Wednesday, February 20, 2019

Making It In San Diego: Neighbors protest high density housing plan

Editor's Note: This is a story from 2018 but it demonstrates the danger of housing laws like SB50. Housing must be approved by law no matter the impacts to the community or capacity of the infrastructure. This is the nightmare scenario that we want to avoid.

Making It In San Diego: Neighbors protest high density housing plan

Posted: 11:29 PM, Jun 19, 2018
Updated: 11:32 PM, Jun 19, 2018

By: Rachel Bianco

ENCINITAS, Calif. (KGTV) -- Wednesday night, the city council is expected to vote on its proposed high density housing list; roughly 20 parcels of land that the City wants rezoned for higher density.

People living on Lake and Birmingham Drives in Cardiff by the Sea are hoping to keep a vacant lot in their neighborhood off that list.

Allison Wylot lives across the street from the five acre lot.

"This is a very small street, it's a dead end, it's all residential going south, there's no mixed use here, it's just homes, single family homes," said Wylot.

According to Wylot, when Encinitas based Zephyr initially purchased the property, the company had plans to build 4 custom homes. Then, a permit sign went up notifying residents that the plan is to build nine homes. Now, the company wants to be added to the high density housing list. If that happens, the zoning change would allow for the possibility of 30 dwellings per acre - or 150 units.

No one from Zephyr was available after hours on Tuesday night to comment.

"We just don't think this property is suitable for that," said Wylot.

Councilman Tony Kranz said the residents' concerns may be premature.

"I don't know that there is an appetite to add anything to the list," said Councilman Kranz.

The final list of lots would have to be approved by voters in November. A similar housing initiative was rejected in 2016. Multiple lawsuits have been filed against Encinitas over its lack of affordable housing.

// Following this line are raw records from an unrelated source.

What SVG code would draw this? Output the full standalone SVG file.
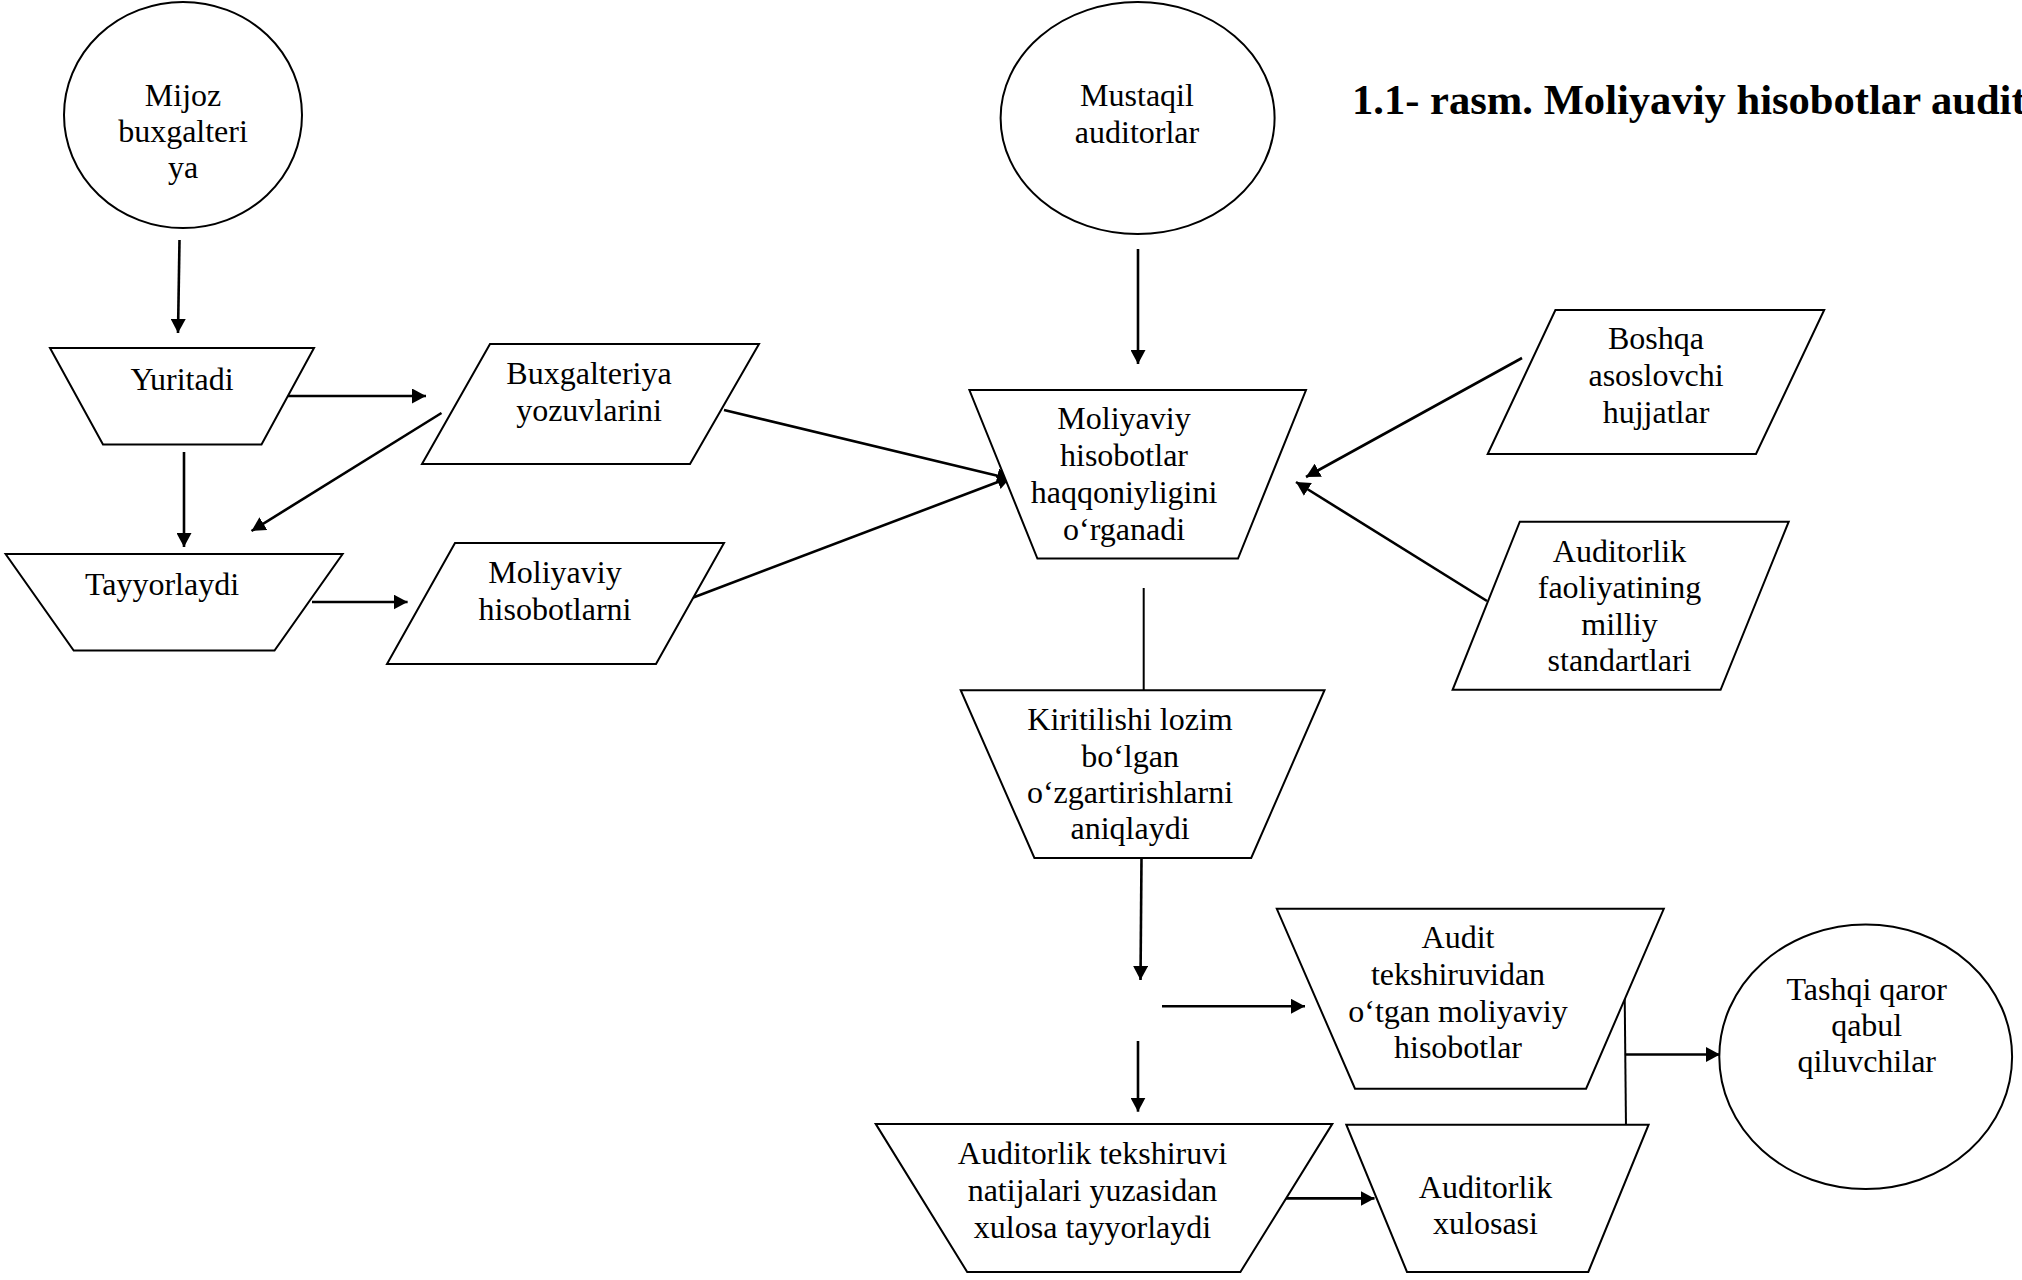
<svg xmlns="http://www.w3.org/2000/svg" width="2022" height="1280" viewBox="0 0 2022 1280">
  <defs>
    <style>
      .shape { fill: #ffffff; stroke: #000000; stroke-width: 2; }
      .edge { fill: none; stroke: #000000; stroke-width: 2.6; }
      .edge-thin { fill: none; stroke: #000000; stroke-width: 2; }
      .label { font-family: "Liberation Serif", "Times New Roman", serif; font-size: 32px; fill: #000000; text-anchor: middle; }
      .title { font-family: "Liberation Serif", "Times New Roman", serif; font-size: 42.6px; font-weight: bold; fill: #000000; }
    </style>
    <marker id="arrow" viewBox="0 0 14 15" refX="14" refY="7.5" markerWidth="14" markerHeight="15" markerUnits="userSpaceOnUse" orient="auto">
      <path d="M0,0 L14,7.5 L0,15 Z" fill="#000000"/>
    </marker>
  </defs>
  <rect width="2022" height="1280" fill="#ffffff"/>

  <text class="title" x="1352" y="114">1.1- rasm. Moliyaviy hisobotlar audit</text>

  <!-- connectors -->
  <g id="connectors">
    <line class="edge" x1="179.5" y1="240" x2="178" y2="333" marker-end="url(#arrow)"/>
    <line class="edge" x1="282" y1="396" x2="426" y2="396" marker-end="url(#arrow)"/>
    <line class="edge" x1="441.5" y1="413" x2="251.5" y2="531" marker-end="url(#arrow)"/>
    <line class="edge" x1="184" y1="452" x2="184" y2="547" marker-end="url(#arrow)"/>
    <line class="edge" x1="312" y1="602" x2="407.6" y2="602" marker-end="url(#arrow)"/>
    <line class="edge" x1="724" y1="410" x2="1011" y2="479" marker-end="url(#arrow)"/>
    <line class="edge" x1="692" y1="598" x2="1011" y2="477" marker-end="url(#arrow)"/>
    <line class="edge" x1="1138" y1="249" x2="1138" y2="364" marker-end="url(#arrow)"/>
    <line class="edge" x1="1522" y1="358" x2="1306" y2="477" marker-end="url(#arrow)"/>
    <line class="edge" x1="1487" y1="601" x2="1296" y2="482" marker-end="url(#arrow)"/>
    <line class="edge-thin" x1="1143.7" y1="588" x2="1143.7" y2="690"/>
    <line class="edge" x1="1141.5" y1="858" x2="1140.5" y2="980" marker-end="url(#arrow)"/>
    <line class="edge" x1="1162" y1="1006.3" x2="1305" y2="1006.3" marker-end="url(#arrow)"/>
    <line class="edge" x1="1138" y1="1041" x2="1138" y2="1111.7" marker-end="url(#arrow)"/>
    <line class="edge" x1="1281" y1="1198.4" x2="1374.5" y2="1198.4" marker-end="url(#arrow)"/>
    <line class="edge-thin" x1="1624.7" y1="997" x2="1626" y2="1128"/>
    <line class="edge" x1="1626" y1="1054.5" x2="1720" y2="1054.5" marker-end="url(#arrow)"/>
  </g>

  <g id="node-mijoz">
    <ellipse class="shape" cx="183" cy="115" rx="119" ry="113"/>
    <text class="label" x="183" y="106">Mijoz</text>
    <text class="label" x="183" y="142">buxgalteri</text>
    <text class="label" x="183" y="178">ya</text>
  </g>

  <g id="node-mustaqil">
    <ellipse class="shape" cx="1137.6" cy="118" rx="137" ry="116"/>
    <text class="label" x="1137" y="106">Mustaqil</text>
    <text class="label" x="1137" y="143">auditorlar</text>
  </g>

  <g id="node-yuritadi">
    <polygon class="shape" points="50,348 314,348 261.5,444.5 103,444.5"/>
    <text class="label" x="182" y="390">Yuritadi</text>
  </g>

  <g id="node-buxgalteriya">
    <polygon class="shape" points="490,344 759,344 690,464 422,464"/>
    <text class="label" x="589" y="384">Buxgalteriya</text>
    <text class="label" x="589" y="421">yozuvlarini</text>
  </g>

  <g id="node-tayyorlaydi">
    <polygon class="shape" points="5.6,554 342.6,554 274.5,650.5 73.7,650.5"/>
    <text class="label" x="162" y="595">Tayyorlaydi</text>
  </g>

  <g id="node-moliyaviy-hisobotlarni">
    <polygon class="shape" points="455,543 724,543 656,664 387,664"/>
    <text class="label" x="555" y="583">Moliyaviy</text>
    <text class="label" x="555" y="620">hisobotlarni</text>
  </g>

  <g id="node-haqqoniylik">
    <polygon class="shape" points="969.4,390 1306,390 1238,558.5 1037.4,558.5"/>
    <text class="label" x="1124" y="429">Moliyaviy</text>
    <text class="label" x="1124" y="466">hisobotlar</text>
    <text class="label" x="1124" y="503">haqqoniyligini</text>
    <text class="label" x="1124" y="540">o‘rganadi</text>
  </g>

  <g id="node-boshqa">
    <polygon class="shape" points="1555.4,310 1824.2,310 1756,454 1487.7,454"/>
    <text class="label" x="1656" y="349">Boshqa</text>
    <text class="label" x="1656" y="386">asoslovchi</text>
    <text class="label" x="1656" y="423">hujjatlar</text>
  </g>

  <g id="node-standartlar">
    <polygon class="shape" points="1519.8,521.7 1788.7,521.7 1720.6,689.8 1452.6,689.8"/>
    <text class="label" x="1619.5" y="561.6">Auditorlik</text>
    <text class="label" x="1619.5" y="598.4">faoliyatining</text>
    <text class="label" x="1619.5" y="634.7">milliy</text>
    <text class="label" x="1619.5" y="670.7">standartlari</text>
  </g>

  <g id="node-kiritilishi">
    <polygon class="shape" points="960.7,690.2 1324.5,690.2 1251.2,858 1034.4,858"/>
    <text class="label" x="1130" y="730">Kiritilishi lozim</text>
    <text class="label" x="1130" y="767">bo‘lgan</text>
    <text class="label" x="1130" y="803">o‘zgartirishlarni</text>
    <text class="label" x="1130" y="839">aniqlaydi</text>
  </g>

  <g id="node-audit-hisobotlar">
    <polygon class="shape" points="1276.8,908.8 1663.8,908.8 1586.1,1088.7 1355,1088.7"/>
    <text class="label" x="1458" y="948">Audit</text>
    <text class="label" x="1458" y="985">tekshiruvidan</text>
    <text class="label" x="1458" y="1021.5">o‘tgan moliyaviy</text>
    <text class="label" x="1458" y="1057.5">hisobotlar</text>
  </g>

  <g id="node-xulosa-tayyorlaydi">
    <polygon class="shape" points="875.7,1123.9 1332.3,1123.9 1240.4,1272 967.2,1272"/>
    <text class="label" x="1092.5" y="1164">Auditorlik tekshiruvi</text>
    <text class="label" x="1092.5" y="1201">natijalari yuzasidan</text>
    <text class="label" x="1092.5" y="1237.5">xulosa tayyorlaydi</text>
  </g>

  <g id="node-auditorlik-xulosasi">
    <polygon class="shape" points="1346.3,1124.7 1648.6,1124.7 1588.3,1272 1407,1272"/>
    <text class="label" x="1485.5" y="1198.4">Auditorlik</text>
    <text class="label" x="1485.5" y="1234.4">xulosasi</text>
  </g>

  <g id="node-tashqi">
    <ellipse class="shape" cx="1865.7" cy="1056.7" rx="146.4" ry="132.3"/>
    <text class="label" x="1866.7" y="1000">Tashqi qaror</text>
    <text class="label" x="1866.7" y="1036">qabul</text>
    <text class="label" x="1866.7" y="1072">qiluvchilar</text>
  </g>
</svg>
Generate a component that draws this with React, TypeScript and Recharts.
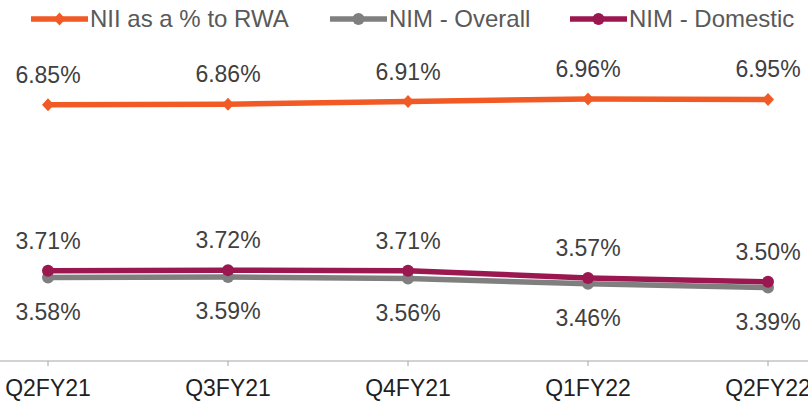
import { LineChart, Line, XAxis, YAxis, LabelList } from 'recharts';

const quarters = ['Q2FY21', 'Q3FY21', 'Q4FY21', 'Q1FY22', 'Q2FY22'];
const niiToRwa = [6.85, 6.86, 6.91, 6.96, 6.95];
const nimOverall = [3.58, 3.59, 3.56, 3.46, 3.39];
const nimDomestic = [3.71, 3.72, 3.71, 3.57, 3.5];

const ORANGE = '#F15A24';
const GREY = '#7F7F7F';
const MAROON = '#9B1750';
const FONT = "'Liberation Sans', Arial, sans-serif";

const data = quarters.map((q, i) => ({
    quarter: q,
    nii: niiToRwa[i],
    overall: nimOverall[i],
    domestic: nimDomestic[i],
}));

const legendItems = [
    { label: 'NII as a % to RWA', color: ORANGE, shape: 'diamond', left: 31 },
    { label: 'NIM - Overall', color: GREY, shape: 'circle', left: 330 },
    { label: 'NIM - Domestic', color: MAROON, shape: 'circle', left: 570 },
];

const Diamond = (props: any) => {
    const { cx, cy } = props;
    if (cx == null || cy == null) return null;
    return <polygon points={`${cx - 6},${cy} ${cx},${cy - 6.5} ${cx + 6},${cy} ${cx},${cy + 6.5}`} fill={ORANGE} />;
};

const makeLabel = (dy: number) => (props: any) => {
    const { x, y, value } = props;
    return (
        <text x={x} y={y + dy} textAnchor="middle" fontSize={23} fill="#404040" fontFamily={FONT}>
            {Number(value).toFixed(2)}%
        </text>
    );
};

const App = () => {
    return (
        <div style={{ position: 'absolute', left: 0, top: 0, width: 808, height: 402, background: '#fff', overflow: 'hidden' }}>
            {legendItems.map((item) => (
                <div
                    key={item.label}
                    style={{ position: 'absolute', left: item.left, top: 7, height: 24, display: 'flex', alignItems: 'center', fontFamily: FONT, fontSize: 24, color: '#595959', whiteSpace: 'nowrap' }}
                >
                    <svg width={57} height={14} style={{ marginRight: 2 }}>
                        <line x1={0} y1={7} x2={57} y2={7} stroke={item.color} strokeWidth={5.5} strokeLinecap="round" />
                        {item.shape === 'diamond' ? (
                            <polygon points="22.5,7 28.5,0.5 34.5,7 28.5,13.5" fill={item.color} />
                        ) : (
                            <circle cx={28.5} cy={7} r={6} fill={item.color} />
                        )}
                    </svg>
                    <span>{item.label}</span>
                </div>
            ))}
            <LineChart width={808} height={402} data={data} margin={{ top: 44, right: 0, bottom: 0, left: 0 }}>
                <XAxis
                    dataKey="quarter"
                    padding={{ left: 48, right: 40 }}
                    height={41}
                    stroke="#A6A6A6"
                    tickSize={5}
                    tickMargin={14}
                    tick={{ fontSize: 23, fill: '#1F1F1F', fontFamily: FONT }}
                    interval={0}
                />
                <YAxis hide domain={[2, 8]} />
                <Line dataKey="nii" stroke={ORANGE} strokeWidth={5.5} dot={<Diamond />} activeDot={false} isAnimationActive={false}>
                    <LabelList dataKey="nii" content={makeLabel(-22)} />
                </Line>
                <Line dataKey="overall" stroke={GREY} strokeWidth={5.5} dot={{ r: 6, fill: GREY, stroke: 'none' }} activeDot={false} isAnimationActive={false}>
                    <LabelList dataKey="overall" content={makeLabel(42)} />
                </Line>
                <Line dataKey="domestic" stroke={MAROON} strokeWidth={5.5} dot={{ r: 6, fill: MAROON, stroke: 'none' }} activeDot={false} isAnimationActive={false}>
                    <LabelList dataKey="domestic" content={makeLabel(-22)} />
                </Line>
            </LineChart>
        </div>
    );
};

export default App;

State law requires the city to provide more than a thousand low income units.

"The reality is we're in a housing crisis here in the state, and it's in part because people are not too excited about having the impacts of higher density and more people," said Kranz.

Wylot said she understands the need for more housing, but she thinks it should be built in an area closer the freeway or public transit.

"Everyone is feeding into Santa Fe and Birmingham to get to the freeway. It just can't handle it, it's one way in and one way out," said Wylot.